A hypothetical that is likely true. . . .
If reports are accurate, the academic cheating scandal has been going on for nearly a decade. If that’s the case, it’s highly likely that students who were admitted under false pretenses have completed their educations and have graduated. Once they got there, they (theoretically) did the work required to earn a degree. Do you take away their diploma? Can you? And if you do endeavor to strip a student of a degree he has ostensibly earned, what does it say about the academic rigor of your institution and the value you provide?
5 comments:
You start at least by publishing graduation rates vs. those of their peers, and I'm guessing that for a lot of young people, they learned the hard way that being on the wrong end of a Stanford bell curve is no fun.
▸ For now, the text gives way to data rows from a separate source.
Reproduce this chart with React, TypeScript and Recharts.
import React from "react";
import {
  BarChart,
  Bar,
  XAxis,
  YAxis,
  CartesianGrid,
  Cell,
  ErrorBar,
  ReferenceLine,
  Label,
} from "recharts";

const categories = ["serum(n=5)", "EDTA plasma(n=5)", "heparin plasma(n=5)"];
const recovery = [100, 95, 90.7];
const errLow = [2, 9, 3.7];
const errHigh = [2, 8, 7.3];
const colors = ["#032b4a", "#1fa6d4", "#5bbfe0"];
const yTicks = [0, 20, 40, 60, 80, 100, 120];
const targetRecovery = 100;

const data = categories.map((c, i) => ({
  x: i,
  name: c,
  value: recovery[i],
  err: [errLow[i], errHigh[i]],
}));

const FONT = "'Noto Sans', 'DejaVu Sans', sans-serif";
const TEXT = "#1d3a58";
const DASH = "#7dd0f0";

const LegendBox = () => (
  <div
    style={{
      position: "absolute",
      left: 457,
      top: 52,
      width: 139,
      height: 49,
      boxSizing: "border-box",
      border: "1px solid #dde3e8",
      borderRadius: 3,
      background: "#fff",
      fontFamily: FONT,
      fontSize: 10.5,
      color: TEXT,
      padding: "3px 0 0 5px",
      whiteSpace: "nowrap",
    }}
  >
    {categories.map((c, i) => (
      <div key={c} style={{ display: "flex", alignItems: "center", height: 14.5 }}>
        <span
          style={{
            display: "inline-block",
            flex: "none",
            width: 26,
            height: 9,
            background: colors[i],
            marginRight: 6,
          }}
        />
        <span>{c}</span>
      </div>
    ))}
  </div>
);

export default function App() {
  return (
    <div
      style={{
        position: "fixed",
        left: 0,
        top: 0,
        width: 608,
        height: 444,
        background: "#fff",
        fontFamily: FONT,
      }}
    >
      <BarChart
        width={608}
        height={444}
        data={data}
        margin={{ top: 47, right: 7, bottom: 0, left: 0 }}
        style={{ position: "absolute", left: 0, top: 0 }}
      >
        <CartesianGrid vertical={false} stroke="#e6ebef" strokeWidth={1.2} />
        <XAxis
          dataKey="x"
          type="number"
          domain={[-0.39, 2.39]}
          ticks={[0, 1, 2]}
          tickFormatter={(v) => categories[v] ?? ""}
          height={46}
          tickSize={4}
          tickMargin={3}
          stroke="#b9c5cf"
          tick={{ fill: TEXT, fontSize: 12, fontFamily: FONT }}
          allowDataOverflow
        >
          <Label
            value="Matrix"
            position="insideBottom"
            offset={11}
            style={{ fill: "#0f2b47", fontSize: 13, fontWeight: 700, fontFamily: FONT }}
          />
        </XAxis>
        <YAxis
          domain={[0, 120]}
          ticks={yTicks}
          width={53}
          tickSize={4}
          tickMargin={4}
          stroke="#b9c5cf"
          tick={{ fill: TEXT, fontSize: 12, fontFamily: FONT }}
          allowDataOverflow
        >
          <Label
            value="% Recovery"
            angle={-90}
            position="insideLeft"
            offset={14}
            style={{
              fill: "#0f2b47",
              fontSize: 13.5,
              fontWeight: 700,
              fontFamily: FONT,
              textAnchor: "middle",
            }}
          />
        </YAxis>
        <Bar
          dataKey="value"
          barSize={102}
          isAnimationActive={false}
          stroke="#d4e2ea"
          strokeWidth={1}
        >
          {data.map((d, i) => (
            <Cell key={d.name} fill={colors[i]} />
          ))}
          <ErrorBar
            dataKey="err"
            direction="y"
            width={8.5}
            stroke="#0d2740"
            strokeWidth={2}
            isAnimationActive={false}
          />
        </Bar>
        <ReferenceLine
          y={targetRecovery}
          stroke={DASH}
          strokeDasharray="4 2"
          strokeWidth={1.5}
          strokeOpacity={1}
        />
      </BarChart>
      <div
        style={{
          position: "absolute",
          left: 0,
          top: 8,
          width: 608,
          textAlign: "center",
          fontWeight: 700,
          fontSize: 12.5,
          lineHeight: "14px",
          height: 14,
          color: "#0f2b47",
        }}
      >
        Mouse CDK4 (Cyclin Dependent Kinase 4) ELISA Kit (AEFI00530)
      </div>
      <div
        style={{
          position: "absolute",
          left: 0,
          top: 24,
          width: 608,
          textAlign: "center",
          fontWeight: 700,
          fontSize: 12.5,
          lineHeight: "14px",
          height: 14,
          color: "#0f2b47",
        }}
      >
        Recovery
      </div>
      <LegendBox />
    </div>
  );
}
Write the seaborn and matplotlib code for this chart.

That's what you see, for example, with graduation rates for those "benefiting" from affirmative action. On the flip side, if it's "close fit but no go", say a rise of 50-80 points on the SAT or 3-4 on the ACT, you're going to see that it worked out well for a lot of kids.
Only revoke degrees if it's clear the kid knew of the fraud.
I don’t know that you could revoke a degree that was earned. My assumption for these kids is (a) their families paid full boat tuition after getting in, and (b) they did sufficient work to graduate. On what basis would a university have recourse to do that? It would almost certainly lead to a lawsuit and a lot of discovery that would be more embarrassing to the university than letting the kid slink away with the sheepskin.
There are probably some cases where revoking could be done, though I'd agree with you that it's problematic. One example that wasn't quite revocation among private universities is that it's claimed that one school issued straight Fs to one student who was expelled for violation of student rules.
At the very least, unless it was very clear the young person was heavily involved, yeah, let them slink away.
It just makes me wonder how many of those favored kids were out marching against inequality during their college days.
The struggle is real, though. It apparently takes a couple hundred thousand dollars to equal a drop of Indian blood from Elizabeth Warren.
One other interesting thing; one of the kids was about to spend a few days on a party yacht owned by one of USC's trustees until this scandal broke, after which she abruptly debarked. Kinda suggests that this scandal is going to get a lot deeper, as most students don't get that opportunity.